While most college students are prepping for summer internships or other warm weather adventures that follow closely on the heels of finals, an elite group of ISU student programmers is preparing for an adventure half-way around the world. Iowa State University’s Department of Computer Science programming team is advancing to the ACM International Collegiate Programming Contest World Finals, which will take place May 15th-20th. More than 40,000 university students, from 102 countries around the world competed for a spot at the prestigious ACM finals. As if further proof were needed that the students from Iowa State University’s Computer Science Department are truly among the programming elite, some of the other U.S. university teams advancing to the finals include: MIT, Harvard, Carnegie-Mellon, Cornell, and Stanford.
If the term “three-peat” is familiar, you understand just how impressive the ISU Department of Computer Science programming team’s accomplishments are, as this is the third consecutive year they have advanced a team to the ACM ICPC World Finals.
Below L to R: Nathan De Graaf, Jacob Smith, coach and ISU Computer Science faculty member, Dr. Simanta Mitra, Yuxiang Zhang, and coach and graduate student, Anindya Das (also a former World Finals team member) will be traveling to this year’s ACM International Collegiate Programming Contest, which will take place in Phuket, Thailand. The programming team qualified with their performance at the regional competition, which was held this past October.

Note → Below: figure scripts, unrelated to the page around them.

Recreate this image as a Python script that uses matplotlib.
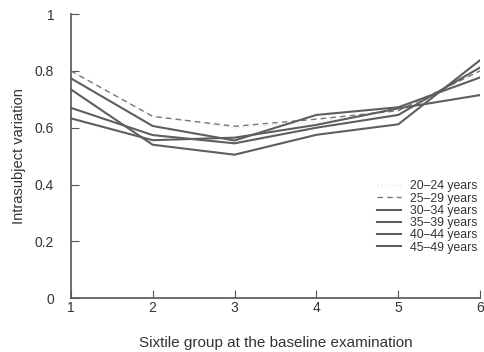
import numpy as np
import matplotlib
matplotlib.use("Agg")
import matplotlib.pyplot as plt

plt.rcParams['font.family'] = ['Liberation Sans', 'DejaVu Sans']

# data
sixtile = [1, 2, 3, 4, 5, 6]
age_groups = ["20\u201324 years", "25\u201329 years", "30\u201334 years",
              "35\u201339 years", "40\u201344 years", "45\u201349 years"]
v_20_24 = [0.80, 0.64, 0.60, 0.62, 0.66, 0.80]
v_25_29 = [0.80, 0.64, 0.605, 0.63, 0.66, 0.80]
v_30_34 = [0.774, 0.606, 0.555, 0.645, 0.672, 0.777]
v_35_39 = [0.735, 0.54, 0.505, 0.575, 0.612, 0.838]
v_40_44 = [0.67, 0.574, 0.545, 0.60, 0.645, 0.812]
v_45_49 = [0.633, 0.556, 0.565, 0.61, 0.668, 0.715]

series = [v_20_24, v_25_29, v_30_34, v_35_39, v_40_44, v_45_49]
styles = [(':', '#e4e4e4', 1.0), ((0, (4, 3)), '#777777', 1.0), ('-', '#5e5e5e', 1.5),
          ('-', '#5e5e5e', 1.5), ('-', '#5e5e5e', 1.5), ('-', '#5e5e5e', 1.5)]

fig = plt.figure(figsize=(4.85, 3.52), dpi=100)
ax = fig.add_axes([0.146, 0.153, 0.844, 0.807])

for vals, lab, (ls, c, lw) in zip(series, age_groups, styles):
    ax.plot(sixtile, vals, linestyle=ls, color=c, lw=lw, label=lab)

ax.set_xlim(1, 6)
ax.set_ylim(0, 1)
ax.set_xticks(sixtile)
ax.set_yticks([0, 0.2, 0.4, 0.6, 0.8, 1])
ax.set_yticklabels(['0', '0.2', '0.4', '0.6', '0.8', '1'])
ax.spines['top'].set_visible(False)
ax.spines['right'].set_visible(False)
for s in ['left', 'bottom']:
    ax.spines[s].set_color('#555555')
    ax.spines[s].set_linewidth(1.2)
ax.tick_params(direction='in', length=6, color='#555555', labelsize=10,
               labelcolor='#333333')
ax.tick_params(axis='x', pad=2)
ax.tick_params(axis='y', pad=12)

ax.set_xlabel('Sixtile group at the baseline examination', fontsize=11,
              color='#333333', labelpad=15)
ax.set_ylabel('Intrasubject variation', fontsize=10.5, color='#333333', labelpad=6)

ax.legend(loc='upper right', bbox_to_anchor=(1.015, 0.445), frameon=False,
          fontsize=8.8, handlelength=1.9, handletextpad=0.8, labelspacing=0.02,
          labelcolor='#333333', borderpad=0.2)

fig.savefig('out.png', dpi=100)
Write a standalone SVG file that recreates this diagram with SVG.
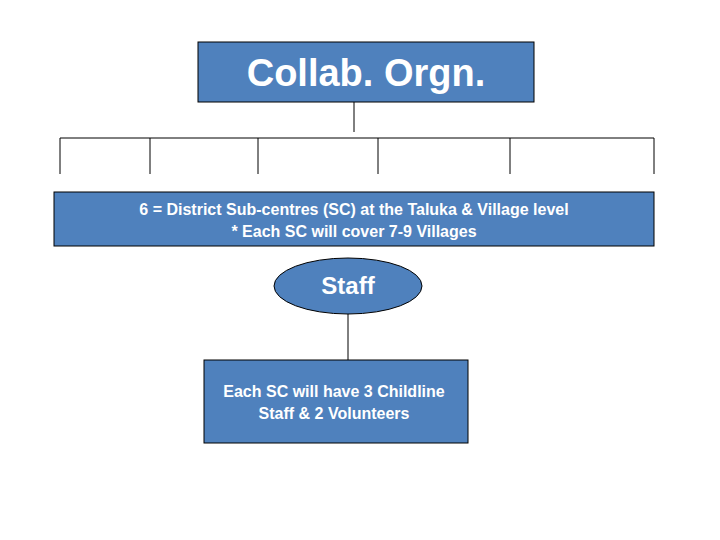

During the World Finals, each three-person team is given eight or more complex problems to solve, and five hours to complete them. The teams are positioned in small workstations separated by half-walls, so everyone can see everything that is happening. There are different categories of awards, such as “First to Solve,” as the competition progresses. In addition to awards received after the end of the contest, the teams are given items like different colored balloons to display in their workstation to signify their particular accomplishments during the contest. These visual symbols placed in plain view for the other teams to see, adds to the pressure of solving each problem quickly and accurately. The team stated they let each other play to their strengths, as one person’s unique view may offer the perspective needed to solve an especially challenging problem.
The 128 teams battling it out in this year’s ACM ICPC World Championship are required to use computers and equipment specifically provided by the competition, and are not allowed access to any other electronics, such as phones, watches or iPods for the duration of the competition. To work out potential glitches, there is a full dress-rehearsal the day before the actual competition. Monitors are stationed throughout the competition area to ensure the teams do not communicate with anyone other than their own team members. There are also viewing stations set up around the venue to allow spectators to view the competition. You can get an idea of the difficulty of the problems on the ACM ICPC website at: https://icpc.baylor.edu/worldfinals/problems.
“The competition is very fierce. Teams from countries like Russia and China treat this like their Olympics,” offered Professor Simanta Mitra. “Programming is all the students from some of these other countries do, whereas our students are involved in other activities and interests. It makes them very hard to beat.” Team member, Jacob Smith, agreed, “Knowing that some of these teams practice programming problems all day, every day, can be intimidating.” Smith, who is competing in the ACM ICPC World Finals for the second time, competed last year. The competition limits World Finals team members to two years of finals participation, which Smith doesn’t mind. As a testament to the fact that these students stay extremely busy outside the tournament, Smith leaves for his internship at Microsoft the day after he returns from World Finals.